STATED PROBLEM: Return only the stretch of the material below that begins with the line containing "Output the web" and ends with the line containing "const yTicks = [0, 0.2, 0.4, 0.6, 0.8, 1.0];", exactly; both of those lines belong to it.

Stored data entries:
○ ○ ○ ○ ○ ○ ○
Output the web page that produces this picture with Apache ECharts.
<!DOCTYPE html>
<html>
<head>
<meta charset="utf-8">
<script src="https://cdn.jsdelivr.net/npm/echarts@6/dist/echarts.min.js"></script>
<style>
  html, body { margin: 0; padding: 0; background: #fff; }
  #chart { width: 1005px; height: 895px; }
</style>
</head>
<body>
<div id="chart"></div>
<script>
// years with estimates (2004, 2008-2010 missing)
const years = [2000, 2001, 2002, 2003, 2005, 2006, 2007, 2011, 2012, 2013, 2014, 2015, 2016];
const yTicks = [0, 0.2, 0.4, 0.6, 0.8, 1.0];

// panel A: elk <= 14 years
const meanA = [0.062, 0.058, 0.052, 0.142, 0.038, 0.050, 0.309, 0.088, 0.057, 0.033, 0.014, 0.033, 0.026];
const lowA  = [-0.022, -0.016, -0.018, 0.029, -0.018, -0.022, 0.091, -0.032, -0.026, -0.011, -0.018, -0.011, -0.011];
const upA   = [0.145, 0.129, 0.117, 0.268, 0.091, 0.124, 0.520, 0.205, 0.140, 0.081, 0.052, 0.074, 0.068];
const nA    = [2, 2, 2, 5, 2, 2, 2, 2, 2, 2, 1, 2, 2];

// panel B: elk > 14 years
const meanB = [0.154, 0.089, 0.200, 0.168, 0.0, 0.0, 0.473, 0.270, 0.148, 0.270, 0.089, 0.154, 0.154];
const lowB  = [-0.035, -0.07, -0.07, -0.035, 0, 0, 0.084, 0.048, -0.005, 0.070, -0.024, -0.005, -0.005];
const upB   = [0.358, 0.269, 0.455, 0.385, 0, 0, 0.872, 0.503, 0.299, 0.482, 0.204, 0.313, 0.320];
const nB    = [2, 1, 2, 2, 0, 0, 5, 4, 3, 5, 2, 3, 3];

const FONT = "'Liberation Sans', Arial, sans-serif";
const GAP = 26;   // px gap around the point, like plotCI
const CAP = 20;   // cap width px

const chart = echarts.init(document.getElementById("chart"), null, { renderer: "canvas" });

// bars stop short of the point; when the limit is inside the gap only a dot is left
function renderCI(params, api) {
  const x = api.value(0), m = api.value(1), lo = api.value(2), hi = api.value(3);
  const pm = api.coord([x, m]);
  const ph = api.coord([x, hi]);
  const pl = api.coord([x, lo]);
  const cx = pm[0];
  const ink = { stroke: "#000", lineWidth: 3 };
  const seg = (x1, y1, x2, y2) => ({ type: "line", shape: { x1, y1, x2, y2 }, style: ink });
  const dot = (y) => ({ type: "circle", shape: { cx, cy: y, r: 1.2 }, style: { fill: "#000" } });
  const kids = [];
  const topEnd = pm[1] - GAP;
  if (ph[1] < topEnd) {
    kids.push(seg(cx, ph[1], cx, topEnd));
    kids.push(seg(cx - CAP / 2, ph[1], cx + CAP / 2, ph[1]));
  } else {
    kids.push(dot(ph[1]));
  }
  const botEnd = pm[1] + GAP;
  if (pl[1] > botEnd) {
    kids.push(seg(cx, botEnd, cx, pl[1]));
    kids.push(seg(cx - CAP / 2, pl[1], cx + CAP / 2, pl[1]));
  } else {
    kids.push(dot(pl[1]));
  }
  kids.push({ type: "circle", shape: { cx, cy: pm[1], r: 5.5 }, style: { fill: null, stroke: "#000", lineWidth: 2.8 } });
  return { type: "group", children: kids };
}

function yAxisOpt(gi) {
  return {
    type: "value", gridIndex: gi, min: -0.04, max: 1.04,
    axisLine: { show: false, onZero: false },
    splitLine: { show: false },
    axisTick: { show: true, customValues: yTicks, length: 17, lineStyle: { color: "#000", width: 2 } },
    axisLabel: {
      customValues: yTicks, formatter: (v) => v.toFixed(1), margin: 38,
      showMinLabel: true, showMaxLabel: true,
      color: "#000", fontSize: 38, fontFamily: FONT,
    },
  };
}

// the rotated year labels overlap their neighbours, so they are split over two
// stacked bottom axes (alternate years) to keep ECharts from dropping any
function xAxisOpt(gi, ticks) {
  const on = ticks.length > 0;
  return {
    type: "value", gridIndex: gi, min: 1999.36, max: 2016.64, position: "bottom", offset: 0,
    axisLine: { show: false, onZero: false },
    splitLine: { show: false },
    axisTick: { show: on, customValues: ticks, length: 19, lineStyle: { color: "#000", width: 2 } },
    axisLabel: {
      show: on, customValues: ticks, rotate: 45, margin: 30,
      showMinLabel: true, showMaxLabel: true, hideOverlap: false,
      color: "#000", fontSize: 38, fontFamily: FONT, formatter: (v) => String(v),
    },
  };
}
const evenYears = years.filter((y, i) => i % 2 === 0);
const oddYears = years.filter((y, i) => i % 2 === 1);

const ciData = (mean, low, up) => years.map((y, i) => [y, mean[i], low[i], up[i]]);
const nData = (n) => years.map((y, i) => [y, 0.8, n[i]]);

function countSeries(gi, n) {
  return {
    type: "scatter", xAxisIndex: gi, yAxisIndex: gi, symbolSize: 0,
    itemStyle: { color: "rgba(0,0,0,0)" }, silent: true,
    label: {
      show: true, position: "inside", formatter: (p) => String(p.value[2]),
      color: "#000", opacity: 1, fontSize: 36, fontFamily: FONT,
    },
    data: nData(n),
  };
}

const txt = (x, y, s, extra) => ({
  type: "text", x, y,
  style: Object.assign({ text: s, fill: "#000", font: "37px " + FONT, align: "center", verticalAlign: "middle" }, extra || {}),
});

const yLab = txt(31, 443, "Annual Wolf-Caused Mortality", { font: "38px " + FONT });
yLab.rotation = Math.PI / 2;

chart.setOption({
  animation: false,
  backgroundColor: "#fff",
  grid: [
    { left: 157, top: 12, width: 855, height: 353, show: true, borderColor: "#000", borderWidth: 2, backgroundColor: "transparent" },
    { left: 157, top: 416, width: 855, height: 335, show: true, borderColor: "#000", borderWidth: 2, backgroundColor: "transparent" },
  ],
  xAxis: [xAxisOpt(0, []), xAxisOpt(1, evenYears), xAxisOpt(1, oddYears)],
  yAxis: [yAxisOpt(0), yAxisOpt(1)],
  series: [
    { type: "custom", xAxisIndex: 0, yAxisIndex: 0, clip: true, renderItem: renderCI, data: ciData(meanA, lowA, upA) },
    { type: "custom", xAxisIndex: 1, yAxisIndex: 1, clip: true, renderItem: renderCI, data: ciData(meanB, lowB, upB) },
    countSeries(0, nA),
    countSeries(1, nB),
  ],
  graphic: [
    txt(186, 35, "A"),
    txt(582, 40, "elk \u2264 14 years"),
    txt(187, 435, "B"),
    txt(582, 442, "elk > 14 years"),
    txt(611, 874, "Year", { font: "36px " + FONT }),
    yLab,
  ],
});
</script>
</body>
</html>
○ ○ ○ ○ ○ ○ ○
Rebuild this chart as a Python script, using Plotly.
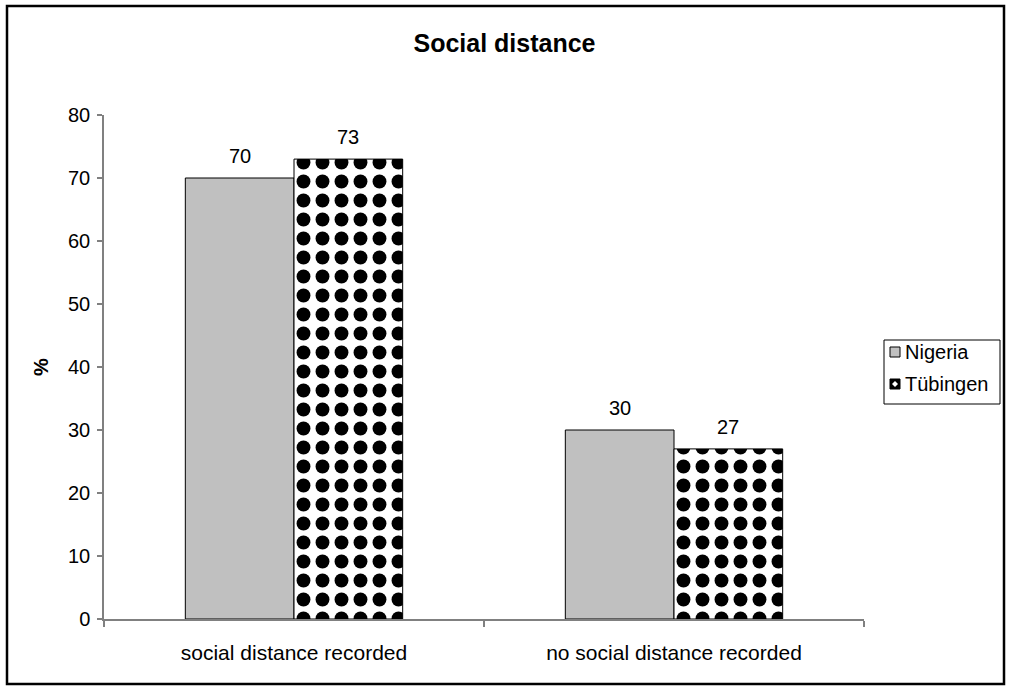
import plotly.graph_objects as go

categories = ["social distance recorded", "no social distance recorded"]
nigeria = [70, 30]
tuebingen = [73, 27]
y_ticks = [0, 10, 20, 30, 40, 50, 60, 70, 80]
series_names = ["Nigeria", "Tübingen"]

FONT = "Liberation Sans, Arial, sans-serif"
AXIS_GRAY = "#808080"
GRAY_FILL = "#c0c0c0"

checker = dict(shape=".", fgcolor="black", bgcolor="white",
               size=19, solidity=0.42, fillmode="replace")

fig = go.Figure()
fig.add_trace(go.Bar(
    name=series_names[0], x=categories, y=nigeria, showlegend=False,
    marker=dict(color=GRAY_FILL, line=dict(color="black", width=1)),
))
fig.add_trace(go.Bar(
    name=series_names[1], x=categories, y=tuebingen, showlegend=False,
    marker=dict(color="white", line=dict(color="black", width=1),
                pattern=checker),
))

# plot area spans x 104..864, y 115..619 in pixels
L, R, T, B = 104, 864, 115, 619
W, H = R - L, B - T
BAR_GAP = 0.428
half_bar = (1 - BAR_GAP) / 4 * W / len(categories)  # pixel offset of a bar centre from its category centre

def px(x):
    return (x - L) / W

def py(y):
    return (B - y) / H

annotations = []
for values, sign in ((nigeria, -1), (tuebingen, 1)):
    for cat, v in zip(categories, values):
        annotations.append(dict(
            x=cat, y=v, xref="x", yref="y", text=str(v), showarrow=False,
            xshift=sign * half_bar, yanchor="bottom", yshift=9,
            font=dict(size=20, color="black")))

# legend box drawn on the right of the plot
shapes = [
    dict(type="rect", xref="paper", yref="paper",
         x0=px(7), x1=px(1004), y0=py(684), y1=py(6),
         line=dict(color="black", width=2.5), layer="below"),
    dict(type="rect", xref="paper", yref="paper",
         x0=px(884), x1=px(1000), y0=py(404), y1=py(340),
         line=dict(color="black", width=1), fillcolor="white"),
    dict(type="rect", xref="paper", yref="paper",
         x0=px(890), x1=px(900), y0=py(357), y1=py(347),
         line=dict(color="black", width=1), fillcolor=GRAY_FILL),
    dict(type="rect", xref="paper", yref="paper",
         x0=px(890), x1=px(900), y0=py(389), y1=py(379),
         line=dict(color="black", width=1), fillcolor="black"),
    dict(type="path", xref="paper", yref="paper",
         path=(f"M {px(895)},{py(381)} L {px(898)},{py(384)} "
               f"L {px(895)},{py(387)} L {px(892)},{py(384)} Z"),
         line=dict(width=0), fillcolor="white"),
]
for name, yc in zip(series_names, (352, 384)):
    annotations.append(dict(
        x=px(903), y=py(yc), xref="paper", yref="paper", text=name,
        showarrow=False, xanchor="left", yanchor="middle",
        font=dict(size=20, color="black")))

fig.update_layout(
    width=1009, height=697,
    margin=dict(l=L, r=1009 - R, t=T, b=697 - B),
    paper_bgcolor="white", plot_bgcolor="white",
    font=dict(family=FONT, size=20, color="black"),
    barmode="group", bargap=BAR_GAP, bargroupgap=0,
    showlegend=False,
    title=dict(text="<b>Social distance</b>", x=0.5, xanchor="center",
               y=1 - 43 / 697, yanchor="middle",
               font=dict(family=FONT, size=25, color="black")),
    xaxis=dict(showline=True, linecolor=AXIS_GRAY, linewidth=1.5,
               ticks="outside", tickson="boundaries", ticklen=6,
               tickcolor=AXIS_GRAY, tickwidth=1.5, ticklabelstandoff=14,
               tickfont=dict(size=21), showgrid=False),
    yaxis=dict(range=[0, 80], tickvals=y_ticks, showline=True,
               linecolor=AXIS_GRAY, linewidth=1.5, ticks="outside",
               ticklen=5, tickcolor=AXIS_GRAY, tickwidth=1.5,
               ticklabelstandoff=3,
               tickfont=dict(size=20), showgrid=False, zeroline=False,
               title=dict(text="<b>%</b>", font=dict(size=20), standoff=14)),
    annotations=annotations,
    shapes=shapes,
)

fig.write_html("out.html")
○ ○ ○ ○ ○ ○ ○
SOLUTION TO THIS TASK:
Output the web page that produces this picture with Apache ECharts.
<!DOCTYPE html>
<html>
<head>
<meta charset="utf-8">
<script src="https://cdn.jsdelivr.net/npm/echarts@6/dist/echarts.min.js"></script>
<style>
  html, body { margin: 0; padding: 0; background: #fff; }
  #chart { width: 1005px; height: 895px; }
</style>
</head>
<body>
<div id="chart"></div>
<script>
// years with estimates (2004, 2008-2010 missing)
const years = [2000, 2001, 2002, 2003, 2005, 2006, 2007, 2011, 2012, 2013, 2014, 2015, 2016];
const yTicks = [0, 0.2, 0.4, 0.6, 0.8, 1.0];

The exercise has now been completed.